A big part of our experience of God's breaking out is experienced as painful suffering. God doesn't do what we expect Him to do. God doesn't answer our prayers as we expect Him to answer. God allows the ungodly to triumph. God takes away from us all that we had been depending on, the certain pillars of our life, of our faith, of our reality. Everything is shaken so that only that which cannot be shaken remains, as it says in Hebrews.
And what remains is a deeper knowledge of God, a knowledge transcending knowledge. God is nothing like man; rather, the likeness is not because God is the ultimate human conception, but because man is a divine conception: man is God in minuscule: (man = god).
A lot of this shaking results in seeing ourselves more clearly, seeing the foolishness, vanity and fantasy that we have clung to as reality, that we have believed and fought for, and through which we have wounded ourselves and those whom we love. This is the real pain of suffering, but it is a suffering that does not lead to despair, for in admitting what has been false, we come to see and then cling to what is true, to He who is true.
I think this is the wisdom of the Church in teaching us to pray, "Lord have mercy!" We do not know what needs to be shaken in our life and in the lives of those we love. We do not know what it will take for us to see and cling to the real, for those we love to see and cling to the real. But before we can pray "Lord have mercy" with an open heart, we have to let go of our fear of pain--which is really only the fear of death: pain being death on the installment plan, as someone once remarked. But not to fear death we must really believe in resurrection. We must really believe that pain is a door through which we enter life, or through which we may enter life, for not everyone who suffers finds life, which I think is a kind of hell: suffering with no meaning, no telos, no end.

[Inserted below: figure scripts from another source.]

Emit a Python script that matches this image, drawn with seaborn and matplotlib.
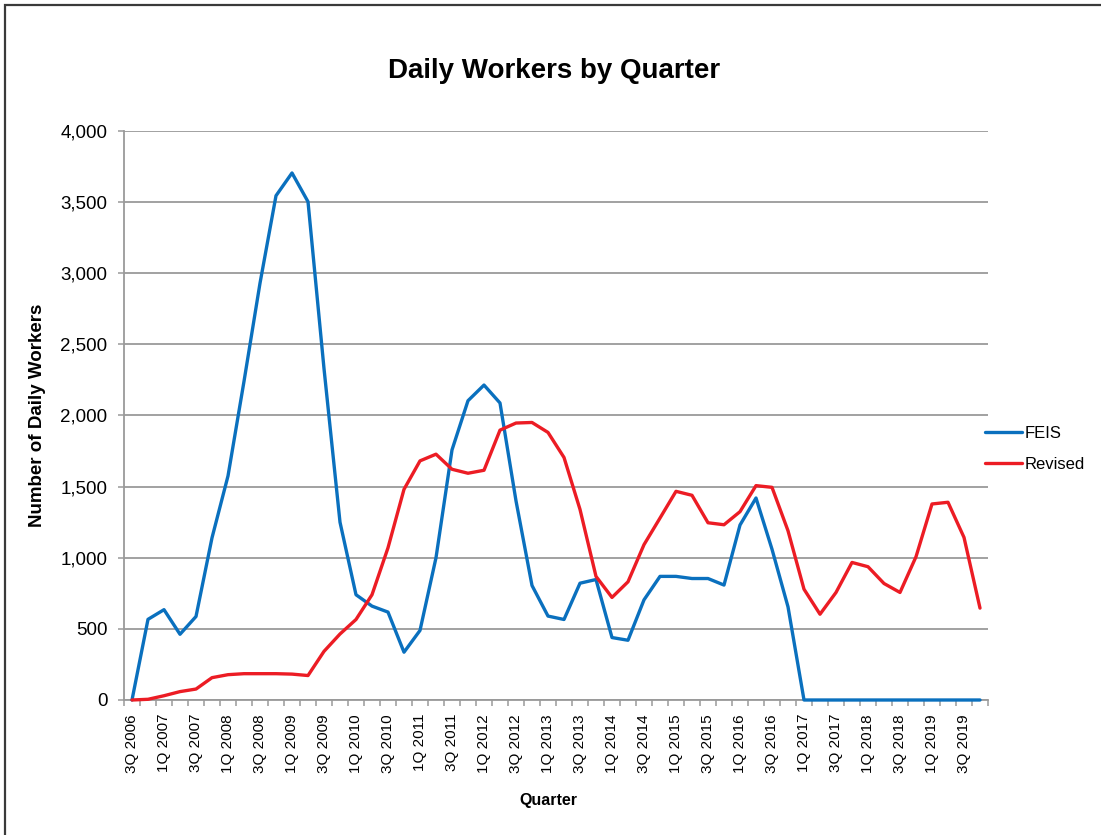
import numpy as np
import pandas as pd
import matplotlib
matplotlib.use("Agg")
import matplotlib.pyplot as plt
from matplotlib.patches import Rectangle
from matplotlib.lines import Line2D
from matplotlib.ticker import FuncFormatter, MultipleLocator, FixedLocator
import seaborn as sns

# ---- data ----
years = list(range(2006, 2020))
quarters = []
for y in years:
    for q in (1, 2, 3, 4):
        if y == 2006 and q < 3:
            continue
        quarters.append(f"{q}Q {y}")

feis = [0, 567, 635, 462, 587, 1140, 1575, 2240, 2930, 3545,
        3705, 3503, 2330, 1250, 740, 660, 618, 336, 489, 1000,
        1758, 2104, 2214, 2088, 1400, 805, 590, 566, 821, 847,
        439, 420, 704, 869, 869, 854, 854, 808, 1230, 1420,
        1060, 655, 0, 0, 0, 0, 0, 0, 0, 0,
        0, 0, 0, 0]
revised = [0, 5, 30, 59, 77, 157, 178, 185, 185, 185,
           182, 172, 342, 464, 566, 740, 1070, 1481, 1681, 1728,
           1622, 1594, 1615, 1897, 1947, 1951, 1881, 1705, 1340, 869,
           721, 831, 1092, 1279, 1467, 1439, 1246, 1232, 1324, 1507,
           1495, 1190, 779, 603, 756, 967, 937, 819, 756, 1007,
           1378, 1390, 1143, 646]
series_names = ["FEIS", "Revised"]
colors = ["#0A70BE", "#EC1C24"]

# ---- long table ----
idx = np.arange(len(quarters))
df = pd.DataFrame({
    "pos": np.concatenate([idx, idx]),
    "value": np.concatenate([feis, revised]),
    "series": [series_names[0]] * len(idx) + [series_names[1]] * len(idx),
})

sns.set_theme(style="white")
plt.rcParams["font.family"] = ["Liberation Sans", "DejaVu Sans"]
plt.rcParams["text.color"] = "black"
plt.rcParams["axes.labelcolor"] = "black"
plt.rcParams["xtick.color"] = "black"
plt.rcParams["ytick.color"] = "black"

W, H = 1101, 835
fig = plt.figure(figsize=(W / 100, H / 100), dpi=100)
ax = fig.add_axes([124 / W, 1 - 700 / H, (988 - 124) / W, (700 - 131) / H])

sns.lineplot(data=df, x="pos", y="value", hue="series", palette=colors,
             linewidth=2.4, ax=ax, legend=False, sort=False)
for ln in ax.lines:
    ln.set_clip_on(False)
    ln.set_zorder(5)

grid_c = "#9a9a9a"
ax.set_xlim(-0.5, len(quarters) - 0.5)
ax.set_ylim(0, 4000)
ax.yaxis.set_major_locator(MultipleLocator(500))
ax.yaxis.set_major_formatter(FuncFormatter(lambda v, p: f"{int(v):,}"))
ax.grid(axis="y", color=grid_c, linewidth=1.3)
ax.grid(axis="x", visible=False)
ax.set_axisbelow(True)

ax.xaxis.set_major_locator(FixedLocator(idx[::2]))
ax.set_xticklabels(quarters[::2], rotation=90, fontsize=11, va="top", color="black")
ax.xaxis.set_minor_locator(FixedLocator(np.arange(-0.5, len(quarters), 1.0)))
ax.tick_params(axis="x", which="major", length=0, pad=10, labelcolor="black")
ax.tick_params(axis="x", which="minor", length=4, width=1.1, color=grid_c, direction="out", bottom=True)
ax.tick_params(axis="y", which="major", length=4, width=1.1, color=grid_c, labelsize=13.5, pad=8,
               left=True, labelcolor="black")

ax.set_xlabel("")
ax.set_ylabel("")
for s in ("top", "right"):
    ax.spines[s].set_visible(False)
for s in ("left", "bottom"):
    ax.spines[s].set_color(grid_c)
    ax.spines[s].set_linewidth(1.3)

# legend
handles = [Line2D([0], [0], color=c, linewidth=2.4) for c in colors]
fig.legend(handles, series_names, loc="center left",
           bbox_to_anchor=(985 / W, 1 - 449 / H), frameon=False,
           fontsize=12, handlelength=2.2, handletextpad=0.15, labelspacing=0.95,
           borderaxespad=0, borderpad=0, labelcolor="black")

# texts
fig.text(554 / W, 1 - 71 / H, "Daily Workers by Quarter", ha="center", va="center",
         fontsize=20, fontweight="bold", color="black")
fig.text(38 / W, 1 - 415 / H, "Number of Daily Workers", ha="center", va="center",
         rotation=90, fontsize=13.5, fontweight="bold", color="black")
fig.text(548 / W, 1 - 800 / H, "Quarter", ha="center", va="center",
         fontsize=11.5, fontweight="bold", color="black")

# chart border
fig.patches.append(Rectangle((5 / W, -0.1), 1.2, 1.1 - 5 / H, transform=fig.transFigure,
                             fill=False, edgecolor="#3a3a3a", linewidth=1.6, figure=fig))

fig.savefig("out.png", dpi=100)
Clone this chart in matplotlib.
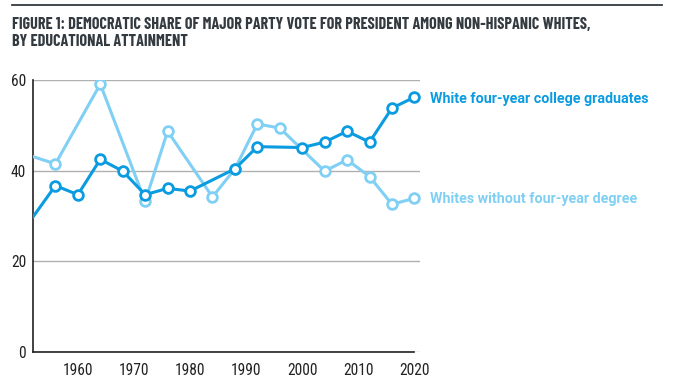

But if we believe in the resurrection, then we have hope. We have hope not only in our own suffering, but in our shared suffering, in our suffering with the suffering of those we love. We can say "Lord have mercy" as a prayer full of hope, full of faith in the God of resurrection, the merciful God who loves us much, much more than we can ever love, who loves beyond our conception of love. Then we can thank God for all things. Then we can rejoice in every no as a yes from God.